Masih rendahnya penyerapan tenaga kerja dari para penyandang difabilitas juga menjadi persoalan tersendiri. Pemberian porsi pekerjaan bagi para penyandang difabilitas di perusahaan-perusahaan negara maupun swasta masih teramat kecil dari yang diwajibkan dalam perundang-undangan. Lagi-lagi, hak penyandang difabilitas untuk mendapat pekerjaan terabaikan.
Hak-hak penyandang difabilitas tidak akan terabaikan jika saja pemerintah tidak abai pada keberadaan mereka.Harus ada langkah pasti dari pemerintah untuk membentuk wadah bagi mereka yang mengalami difabilitas. Sehingga ide-ide kreatif dan bakat terpendam yang mereka miliki tidak tenggelam dan hilang begitu saja.
Edukasi masyarakat dan kampanye positif juga diperlukan agar masyarakat bisa lebih menghargai para penyandang difabilitas. Tidak memandang rendah dan meremehkan kemampuan para penyandang difabilitas. Masyarakat harus ingat ada Nick Vijicic dan Hirotada Ototake yang meski tidak memiliki kaki dan tangan, namun bisa melakukan banyak hal. Bahkan sekarang Nick menjadi motivator super tingkat dunia.
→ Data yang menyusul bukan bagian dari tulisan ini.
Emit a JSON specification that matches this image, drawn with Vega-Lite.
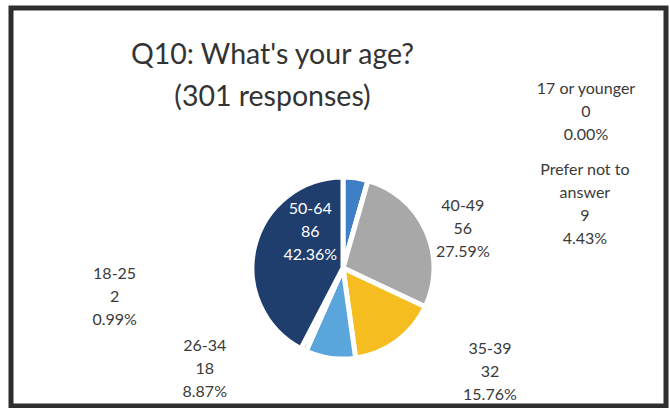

Lalu ada Hellen Keller, penyandang difabilitas penglihatan, pendengaran, dan berbicara yang bisa menguasai berbagai macam bahasa dan lulus dari Universitas Harvard.
Mereka memang memiliki keterbatasan dalam banyak hal, tapi mereka juga memiliki segudang kemampuan di luar batas-batas kemungkinan kita. Jika ada yang kekurangan dalam satu hal, pasti ada kelebihan di hal lain. Demikian juga dengan para penyandang difabilitas. Tidak seharusnya kita memandang sebelah mata atas keberadaan mereka. Semua sama dan semua berhak mendapatkan perlakuan yang sama.